- INFORMATION SUPPLIED
+--
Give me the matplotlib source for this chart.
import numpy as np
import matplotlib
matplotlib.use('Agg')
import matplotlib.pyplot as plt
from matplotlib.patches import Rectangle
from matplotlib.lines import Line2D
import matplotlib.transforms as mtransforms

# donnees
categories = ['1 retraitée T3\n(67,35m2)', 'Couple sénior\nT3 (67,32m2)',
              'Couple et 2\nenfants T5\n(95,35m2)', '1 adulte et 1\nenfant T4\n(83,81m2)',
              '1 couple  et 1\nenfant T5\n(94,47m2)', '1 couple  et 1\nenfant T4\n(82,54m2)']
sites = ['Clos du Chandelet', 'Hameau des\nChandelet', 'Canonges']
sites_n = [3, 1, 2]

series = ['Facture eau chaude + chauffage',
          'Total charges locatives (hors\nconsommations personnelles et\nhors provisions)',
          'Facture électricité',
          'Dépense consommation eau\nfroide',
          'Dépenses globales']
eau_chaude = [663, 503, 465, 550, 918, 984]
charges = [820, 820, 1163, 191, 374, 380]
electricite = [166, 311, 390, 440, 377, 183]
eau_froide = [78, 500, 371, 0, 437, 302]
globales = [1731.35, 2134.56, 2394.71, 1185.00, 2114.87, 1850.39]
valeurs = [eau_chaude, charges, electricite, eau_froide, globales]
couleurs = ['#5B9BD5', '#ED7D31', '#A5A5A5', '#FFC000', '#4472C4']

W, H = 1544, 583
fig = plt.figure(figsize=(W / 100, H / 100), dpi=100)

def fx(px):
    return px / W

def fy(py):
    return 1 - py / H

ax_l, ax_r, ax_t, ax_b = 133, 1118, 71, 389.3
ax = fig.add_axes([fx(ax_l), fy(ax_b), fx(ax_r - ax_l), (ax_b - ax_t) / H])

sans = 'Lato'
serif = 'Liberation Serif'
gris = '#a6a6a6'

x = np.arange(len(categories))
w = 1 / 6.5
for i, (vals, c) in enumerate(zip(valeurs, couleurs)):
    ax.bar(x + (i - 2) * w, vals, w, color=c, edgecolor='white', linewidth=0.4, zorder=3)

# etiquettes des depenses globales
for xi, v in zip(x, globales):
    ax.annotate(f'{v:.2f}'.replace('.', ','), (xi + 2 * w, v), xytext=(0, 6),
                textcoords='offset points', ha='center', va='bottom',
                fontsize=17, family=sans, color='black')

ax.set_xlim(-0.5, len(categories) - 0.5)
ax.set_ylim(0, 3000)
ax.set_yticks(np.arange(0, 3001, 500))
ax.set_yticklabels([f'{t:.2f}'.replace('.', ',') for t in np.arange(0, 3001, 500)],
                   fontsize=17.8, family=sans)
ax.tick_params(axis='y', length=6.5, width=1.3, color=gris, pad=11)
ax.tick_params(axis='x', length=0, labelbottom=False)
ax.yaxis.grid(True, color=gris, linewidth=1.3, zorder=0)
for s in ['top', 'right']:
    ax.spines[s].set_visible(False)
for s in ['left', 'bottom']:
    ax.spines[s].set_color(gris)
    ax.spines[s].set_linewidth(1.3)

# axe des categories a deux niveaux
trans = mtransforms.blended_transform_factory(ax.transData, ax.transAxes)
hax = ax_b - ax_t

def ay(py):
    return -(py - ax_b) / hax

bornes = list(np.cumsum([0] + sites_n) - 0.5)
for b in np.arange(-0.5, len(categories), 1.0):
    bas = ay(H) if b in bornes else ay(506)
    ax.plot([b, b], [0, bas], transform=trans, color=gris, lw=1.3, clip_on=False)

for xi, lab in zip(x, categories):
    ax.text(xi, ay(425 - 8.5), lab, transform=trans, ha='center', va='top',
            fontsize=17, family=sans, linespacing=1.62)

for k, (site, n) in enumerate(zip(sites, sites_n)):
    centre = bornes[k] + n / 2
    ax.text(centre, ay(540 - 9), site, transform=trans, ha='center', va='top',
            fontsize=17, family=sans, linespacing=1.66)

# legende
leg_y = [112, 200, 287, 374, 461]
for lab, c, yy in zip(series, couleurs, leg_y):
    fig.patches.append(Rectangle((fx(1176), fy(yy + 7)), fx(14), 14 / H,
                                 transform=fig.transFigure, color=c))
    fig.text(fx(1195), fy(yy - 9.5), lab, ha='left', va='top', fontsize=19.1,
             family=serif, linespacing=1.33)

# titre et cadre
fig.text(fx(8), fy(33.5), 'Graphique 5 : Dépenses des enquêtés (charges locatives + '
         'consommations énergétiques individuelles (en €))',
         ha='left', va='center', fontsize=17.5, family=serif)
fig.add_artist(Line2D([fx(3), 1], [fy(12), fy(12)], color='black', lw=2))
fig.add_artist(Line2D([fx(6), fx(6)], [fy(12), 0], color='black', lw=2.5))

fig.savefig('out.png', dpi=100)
+--
- EXERCISE TASK
Please print exactly what appears from the first line of the data through the line with "sites_n = [3, 1, 2]", including both of those lines and nothing past them.

- OUTPUT FOR THIS TASK
Give me the matplotlib source for this chart.
import numpy as np
import matplotlib
matplotlib.use('Agg')
import matplotlib.pyplot as plt
from matplotlib.patches import Rectangle
from matplotlib.lines import Line2D
import matplotlib.transforms as mtransforms

# donnees
categories = ['1 retraitée T3\n(67,35m2)', 'Couple sénior\nT3 (67,32m2)',
              'Couple et 2\nenfants T5\n(95,35m2)', '1 adulte et 1\nenfant T4\n(83,81m2)',
              '1 couple  et 1\nenfant T5\n(94,47m2)', '1 couple  et 1\nenfant T4\n(82,54m2)']
sites = ['Clos du Chandelet', 'Hameau des\nChandelet', 'Canonges']
sites_n = [3, 1, 2]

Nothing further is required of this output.